Sixteen year old Adam is starting at a new school. That means making new friends, and then there is a girl who seems interesting. His mother is pregnant by his fairly-new stepfather. Those things would be hard enough for any teen; to make things worse for Adam, he hallucinates. He has paranoid schizophrenia.
He’s on an experimental drug, and it, unlike all the others that were tried on him, is working. Oh, he still sees and hears people who aren’t really there, but this drug has enabled him to know they aren’t real, and so can go about life ignoring them. The mute woman who always seems to be with him, the naked but polite dude, the mobsters- they no longer bother him, even when they try their best.

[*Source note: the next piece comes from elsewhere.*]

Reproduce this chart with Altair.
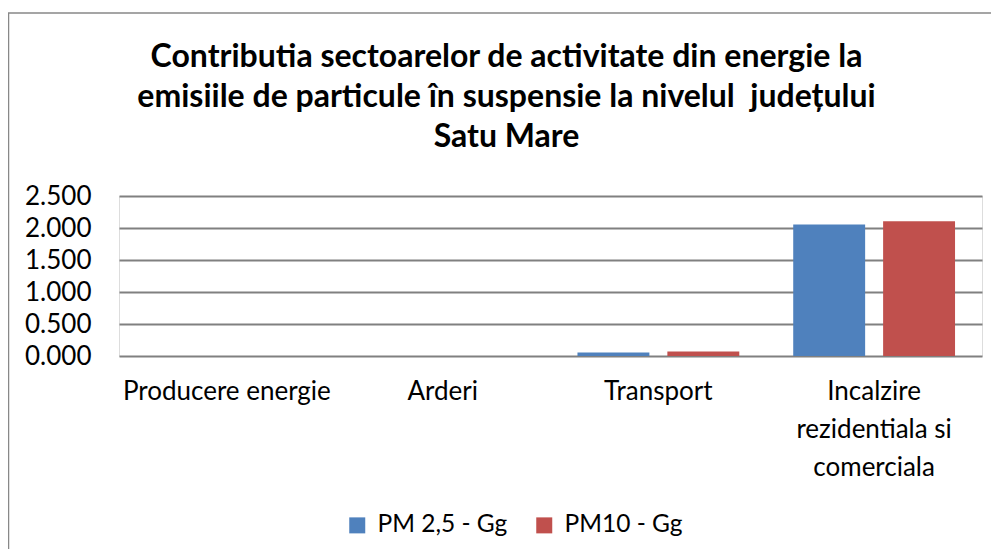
import altair as alt
import pandas as pd

categories = ["Producere energie", "Arderi", "Transport", "Incalzire rezidentiala si comerciala"]
series = ["PM 2,5 - Gg", "PM10 - Gg"]
pm25 = [0.0, 0.0, 0.056, 2.053]
pm10 = [0.0, 0.0, 0.072, 2.105]
y_ticks = [0.0, 0.5, 1.0, 1.5, 2.0, 2.5]
colors = ["#4F81BD", "#C0504D"]
title_lines = [
    "Contributia sectoarelor de activitate din energie la",
    "emisiile de particule în suspensie la nivelul \u00a0județului",
    "Satu Mare",
]

rows = []
for i, c in enumerate(categories):
    rows.append({"sector": c, "serie": series[0], "val": pm25[i]})
    rows.append({"sector": c, "serie": series[1], "val": pm10[i]})
df = pd.DataFrame(rows)

FONT = "Lato"
W, H = 863, 160

bars = alt.Chart(df).mark_bar().encode(
    x=alt.X(
        "sector:N",
        sort=categories,
        scale=alt.Scale(paddingInner=0, paddingOuter=0),
        axis=alt.Axis(
            title=None,
            labelAngle=0,
            domain=False,
            ticks=False,
            labelPadding=22,
            labelFontSize=26,
            labelLineHeight=38,
            labelLimit=0,
            labelBaseline="top",
            labelColor="#000000",
            labelFont=FONT,
            labelExpr="datum.value == 'Incalzire rezidentiala si comerciala' ? ['Incalzire', 'rezidentiala si', 'comerciala'] : datum.value",
        ),
    ),
    xOffset=alt.XOffset(
        "serie:N", sort=series, scale=alt.Scale(paddingInner=0.2, paddingOuter=0.3)
    ),
    y=alt.Y(
        "val:Q",
        scale=alt.Scale(domain=[0, 2.5], nice=False),
        axis=alt.Axis(
            title=None,
            values=y_ticks,
            format=".3f",
            domain=False,
            ticks=False,
            labelPadding=28,
            labelFontSize=26,
            labelColor="#000000",
            labelFont=FONT,
            grid=True,
            gridColor="#808080",
            gridWidth=1.8,
        ),
    ),
    color=alt.Color(
        "serie:N",
        sort=series,
        scale=alt.Scale(domain=series, range=colors),
        legend=alt.Legend(
            title=None,
            orient="none",
            legendX=226,
            legendY=317,
            direction="horizontal",
            symbolType="square",
            symbolSize=256,
            symbolStrokeWidth=0,
            labelFontSize=24.5,
            labelFont=FONT,
            labelColor="#000000",
            labelOffset=8,
            columnPadding=24,
            padding=0,
        ),
    ),
)

frame = alt.Chart(pd.DataFrame({"k": [0]})).mark_rect(
    filled=False, stroke="#888888", strokeWidth=1.5
).encode(
    x=alt.value(-110.5),
    x2=alt.value(W + 60),
    y=alt.value(-183),
    y2=alt.value(H + 260),
)

chart = (
    alt.layer(frame, bars)
    .properties(
        width=W,
        height=H,
        autosize=alt.AutoSizeParams(type="none"),
        padding={"left": 111, "top": 188, "right": 9, "bottom": 193},
        title=alt.Title(
            text=title_lines,
            font=FONT,
            fontSize=32,
            fontWeight="bold",
            lineHeight=40,
            anchor="middle",
            frame="group",
            dx=-44,
            color="#000000",
            offset=-142,
        ),
    )
    .configure_view(stroke=None)
    .configure(background="white")
)

chart.save("out.html", embed_options={"renderer": "svg", "actions": False})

Part of the deal with the experimental drug is that he has to attend therapy once a week. He refuses to speak to his therapist, so he writes out how his life is going. This is how the book is narrated: his letters to the doctor.
Other than the hallucinations wandering around, the first part of the book is just a normal teen going through life. But as the story goes on, Adam’s worst nightmare starts to come true: his new friends may find out he is mentally ill, broken. Is he strong enough to keep that from happening by sheer force of will?
Adam is quick witted, honest, and funny. I very much enjoyed the narrative. It’s a coming of age story, but one with much higher stakes than usual. I really liked Adam as a character, and I liked his girlfriend and best friend, too. His mother & stepfather love him and try hard, although they had no idea how to help Adam. It’s a fast read but one that made my heart ache.